Janet, I want to thank you for making this play something that will now educate a whole new generation of New York City police officers, and I want to thank you for what you’ve achieved. I want to tell you why you struck such an extraordinary nerve, but, before I do, our hearts are very heavy. And, you know, being here tonight in a sense is a communion. It’s a chance for us to be together at a tough moment and to remember that Officer Holder lived out his purpose in life, what he believed in, what his family – his father and grandfather before – believed in. There’s something truly noble in someone having such a sense of mission that they would put their own life on the line. And we feel a tremendous sense of loss. In the spirit of Janet’s play, it is striking that we’ve lost four officers to violence in less than a year – one of African descent, one of European descent, one Latino, one Asian. And like this play reminds us that we are all in this together, and that we all have the same opportunities to do something great and positive together, but we also all suffer the same negatives together. This painful cycle we’ve been through reminds us that people who serve us come from all of our communities, they look like us, they are us – police are us, they represent us. And as Janet said, and as Commissioner Bratton said, we’ve got to see past all presumed visions and all the divisions bequeathed us by the past and start to find each other more deeply.

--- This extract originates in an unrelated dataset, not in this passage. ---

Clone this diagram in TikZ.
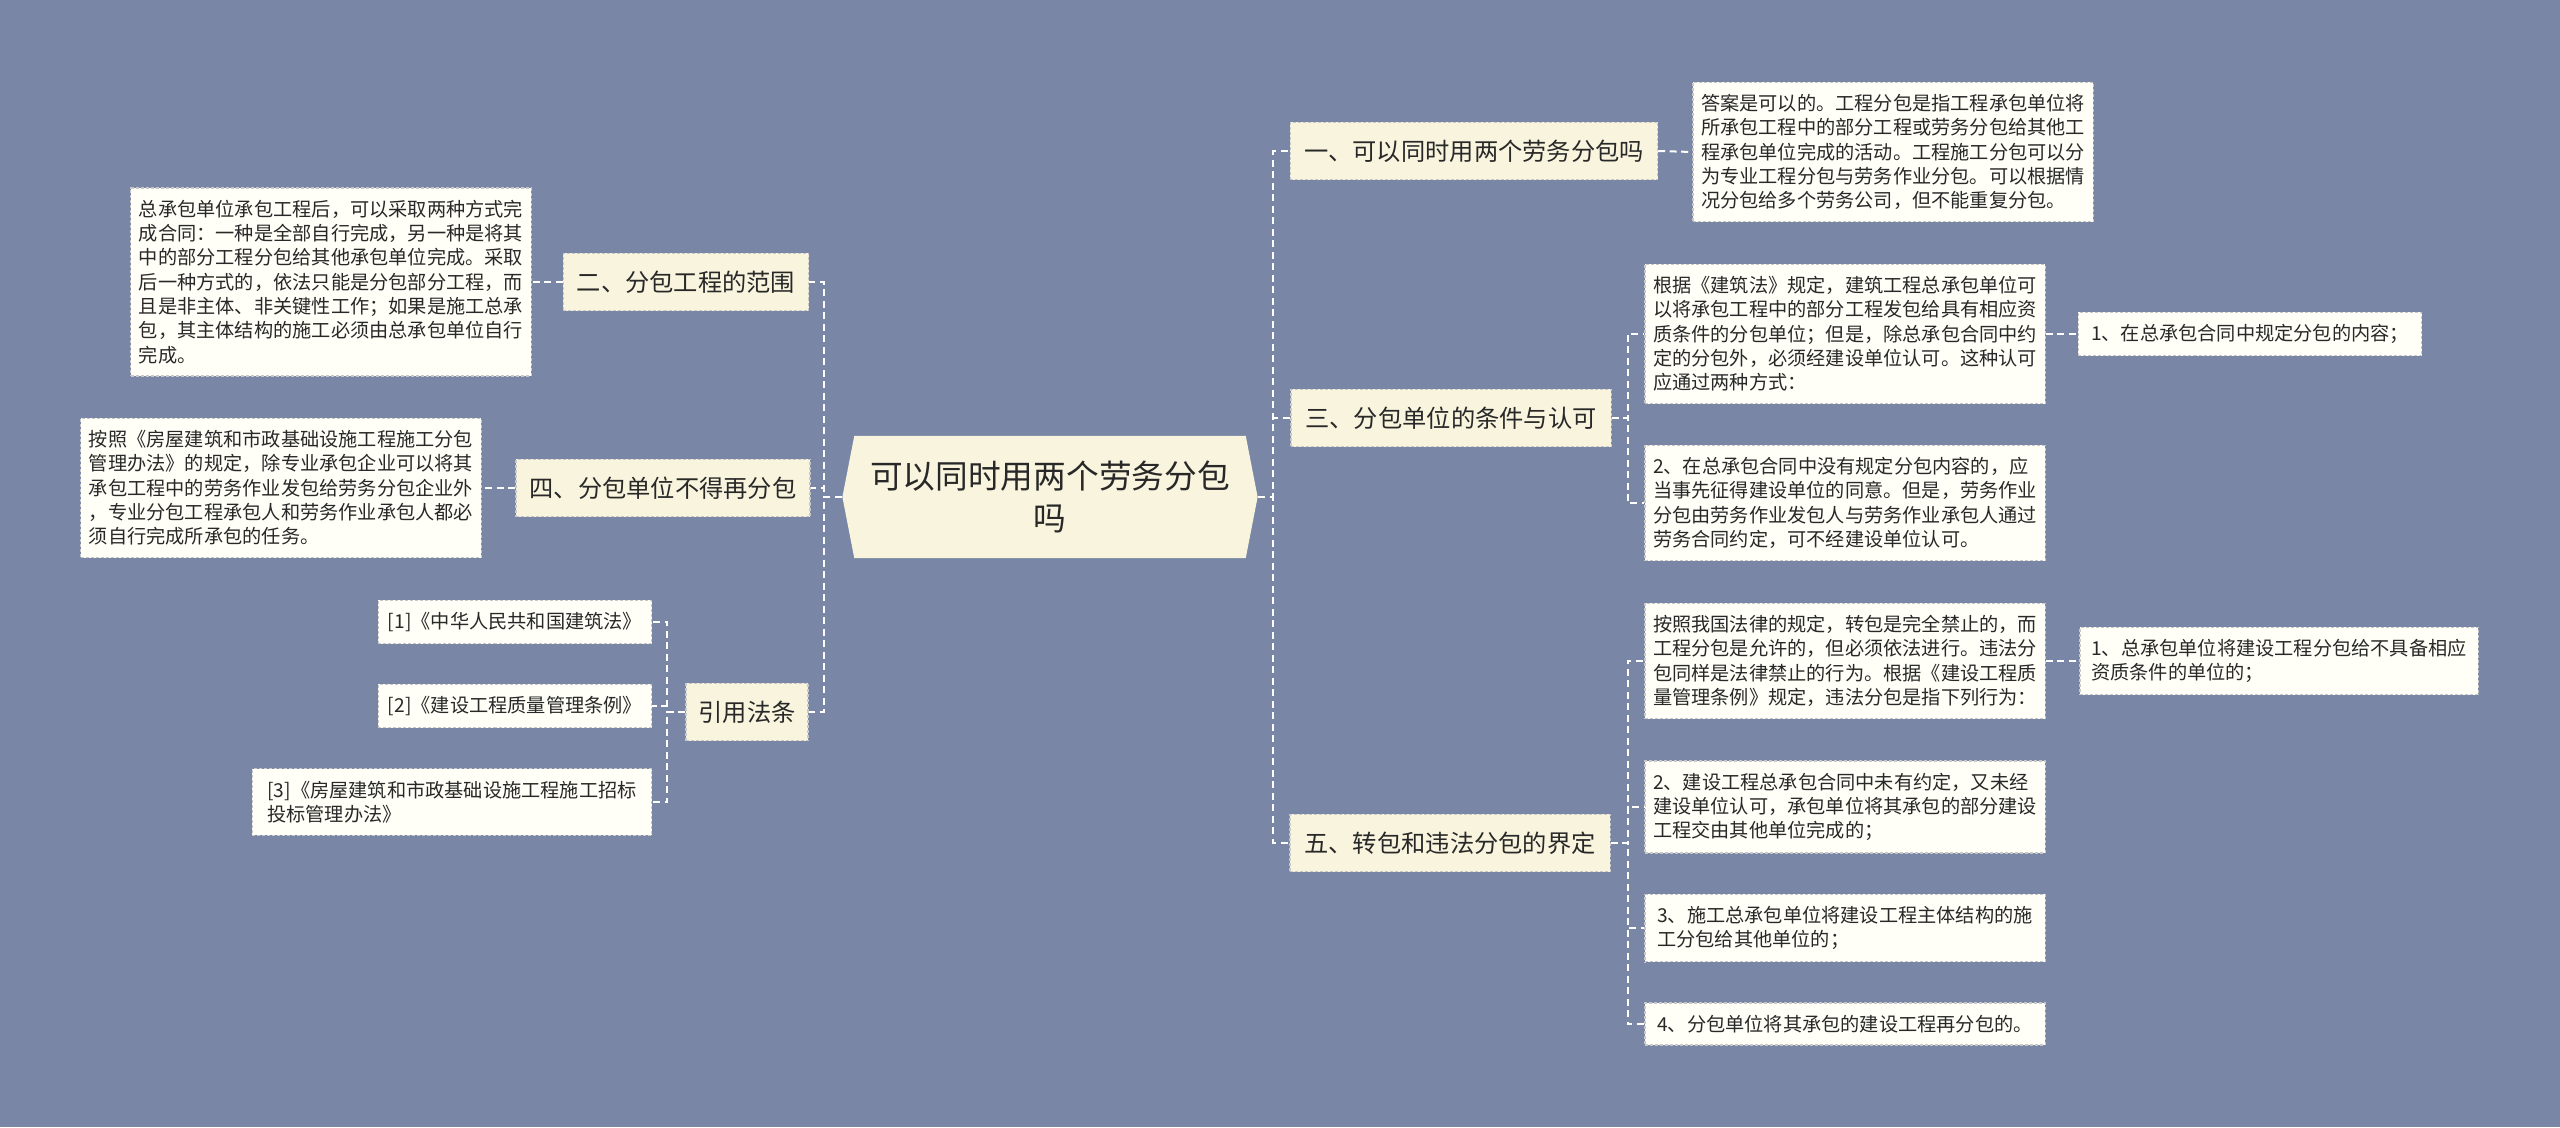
\documentclass[tikz,border=0pt]{standalone}
\usepackage{fontspec}
\setmainfont{Noto Sans CJK SC}
\usetikzlibrary{shapes.symbols}
\definecolor{bgblue}{RGB}{121,134,165}
\definecolor{cream}{RGB}{248,244,222}
\definecolor{paper}{RGB}{255,255,248}
\definecolor{ink}{RGB}{40,40,40}
\definecolor{edge}{RGB}{200,200,200}

\begin{document}
\begin{tikzpicture}[x=0.01cm, y=-0.01cm,
    topic/.style={signal, signal to=west and east, signal pointer angle=158, fill=cream, text=ink, minimum width=4.15cm, minimum height=1.22cm, align=center, font=\fontsize{9.3pt}{12pt}\selectfont, inner sep=0pt},
    branch/.style={draw=edge, dash pattern=on 0.03cm off 0.02cm, line width=0.012cm, fill=cream, text=ink, minimum height=0.57cm, font=\fontsize{6.9pt}{8pt}\selectfont, inner sep=0pt},
    note/.style={draw=edge, dash pattern=on 0.03cm off 0.02cm, line width=0.012cm, fill=paper, text=ink, align=left, font=\fontsize{5.46pt}{6.92pt}\selectfont, inner xsep=0.08cm, inner ysep=0.12cm},
    link/.style={draw=white, line width=0.02cm, dash pattern=on 0.07cm off 0.045cm}]
    \fill[bgblue] (0,0) rectangle (2560,1127);
    \node[topic] (hub) at (1050,497) {可以同时用两个劳务分包\\吗};
    % left side
    \node[branch, minimum width=2.45cm] (scope) at (686,282) {二、分包工程的范围};
    \node[branch, minimum width=2.94cm] (nore) at (663,488) {四、分包单位不得再分包};
    \node[branch, minimum width=1.22cm] (laws) at (747,712) {引用法条};
    \node[note, minimum width=4.0cm] (scopetxt) at (331,282) {总承包单位承包工程后，可以采取两种方式完\\成合同：一种是全部自行完成，另一种是将其\\中的部分工程分包给其他承包单位完成。采取\\后一种方式的，依法只能是分包部分工程，而\\且是非主体、非关键性工作；如果是施工总承\\包，其主体结构的施工必须由总承包单位自行\\完成。};
    \node[note, minimum width=4.0cm] (noretxt) at (281,488) {按照《房屋建筑和市政基础设施工程施工分包\\管理办法》的规定，除专业承包企业可以将其\\承包工程中的劳务作业发包给劳务分包企业外\\，专业分包工程承包人和劳务作业承包人都必\\须自行完成所承包的任务。};
    \node[note, minimum width=2.73cm] (law1) at (515,622) {[1]《中华人民共和国建筑法》};
    \node[note, minimum width=2.73cm] (law2) at (515,706) {[2]《建设工程质量管理条例》};
    \node[note, minimum width=3.99cm] (law3) at (452,802) {[3]《房屋建筑和市政基础设施工程施工招标\\投标管理办法》};
    % right side
    \node[branch, minimum width=3.67cm] (ans) at (1474,151) {一、可以同时用两个劳务分包吗};
    \node[branch, minimum width=3.20cm] (cond) at (1451,418) {三、分包单位的条件与认可};
    \node[branch, minimum width=3.20cm] (illeg) at (1450,843) {五、转包和违法分包的界定};
    \node[note, minimum width=4.0cm] (anstxt) at (1893,152) {答案是可以的。工程分包是指工程承包单位将\\所承包工程中的部分工程或劳务分包给其他工\\程承包单位完成的活动。工程施工分包可以分\\为专业工程分包与劳务作业分包。可以根据情\\况分包给多个劳务公司，但不能重复分包。};
    \node[note, minimum width=4.0cm] (cond1) at (1845,334) {根据《建筑法》规定，建筑工程总承包单位可\\以将承包工程中的部分工程发包给具有相应资\\质条件的分包单位；但是，除总承包合同中约\\定的分包外，必须经建设单位认可。这种认可\\应通过两种方式：};
    \node[note, minimum width=3.43cm] (cond1a) at (2250,334) {1、在总承包合同中规定分包的内容；};
    \node[note, minimum width=4.0cm] (cond2) at (1845,503) {2、在总承包合同中没有规定分包内容的，应\\当事先征得建设单位的同意。但是，劳务作业\\分包由劳务作业发包人与劳务作业承包人通过\\劳务合同约定，可不经建设单位认可。};
    \node[note, minimum width=4.0cm] (ill1) at (1845,661) {按照我国法律的规定，转包是完全禁止的，而\\工程分包是允许的，但必须依法进行。违法分\\包同样是法律禁止的行为。根据《建设工程质\\量管理条例》规定，违法分包是指下列行为：};
    \node[note, minimum width=3.98cm] (ill1a) at (2279,661) {1、总承包单位将建设工程分包给不具备相应\\资质条件的单位的；};
    \node[note, minimum width=4.0cm] (ill2) at (1845,807) {2、建设工程总承包合同中未有约定，又未经\\建设单位认可，承包单位将其承包的部分建设\\工程交由其他单位完成的；};
    \node[note, minimum width=4.0cm] (ill3) at (1845,928) {3、施工总承包单位将建设工程主体结构的施\\工分包给其他单位的；};
    \node[note, minimum width=4.0cm] (ill4) at (1845,1024) {4、分包单位将其承包的建设工程再分包的。};
    % connectors
    \draw[link] (hub.west) -- ++(-18,0) |- (scope.east);
    \draw[link] (hub.west) -- ++(-18,0) |- (nore.east);
    \draw[link] (hub.west) -- ++(-18,0) |- (laws.east);
    \draw[link] (scope.west) -- (scopetxt.east);
    \draw[link] (nore.west) -- (noretxt.east);
    \draw[link] (laws.west) -- ++(-18,0) |- (law1.east);
    \draw[link] (laws.west) -- ++(-18,0) |- (law2.east);
    \draw[link] (laws.west) -- ++(-18,0) |- (law3.east);
    \draw[link] (hub.east) -- ++(15,0) |- (ans.west);
    \draw[link] (hub.east) -- ++(15,0) |- (cond.west);
    \draw[link] (hub.east) -- ++(15,0) |- (illeg.west);
    \draw[link] (ans.east) -- (anstxt.west);
    \draw[link] (cond.east) -- ++(16,0) |- (cond1.west);
    \draw[link] (cond.east) -- ++(16,0) |- (cond2.west);
    \draw[link] (cond1.east) -- (cond1a.west);
    \draw[link] (illeg.east) -- ++(17,0) |- (ill1.west);
    \draw[link] (illeg.east) -- ++(17,0) |- (ill2.west);
    \draw[link] (illeg.east) -- ++(17,0) |- (ill3.west);
    \draw[link] (illeg.east) -- ++(17,0) |- (ill4.west);
    \draw[link] (ill1.east) -- (ill1a.west);
\end{tikzpicture}
\end{document}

Commissioner Bratton’s right – he and I wake up every morning believing in that mission, believing it’s possible. And it brings me to the power and the audaciousness of what Janet has created, because, in the end, showing us the two important figures in history, each of whom educated us in our own right, but both of whom have truly so much in common they could have walked the exact same path. I remember when I first read The Diary of Anne Frank, it was at a moment when the realization of everything that the Holocaust had meant was really beginning to dawn on our larger society and be discussed more openly. And we all know the story of Emmett Till – that as more and more information became available, the way it shocked a nation, sobered a nation, led to change, and yet the fight for justice for Emmett Till went on for decades.
So these are two powerful, powerful moral examples from our history, and Janet’s notion of combining them to make us see so clearly the commonality of our path, I think, is nothing short of brilliance, and I think it will be very affecting for our new officers. I think it will help them to see they’re going to have a benefit. By the way, we always have to have a special faith in the next generation, unburdened by some of the biases that surrounded all of us when we were coming up and that we’ve all, in our own ways, tried to fight off. Well, I have more faith this generation starts from a better place. And what they’re going to receive here in this fantastic academy and what they’re going to receive through this play is going to help them actually be vanguards in our society for understanding. And that’s a police force we can be evermore proud of.
Thank you, everyone. And thank you, Janet, for what you’ve brought us. Thank you.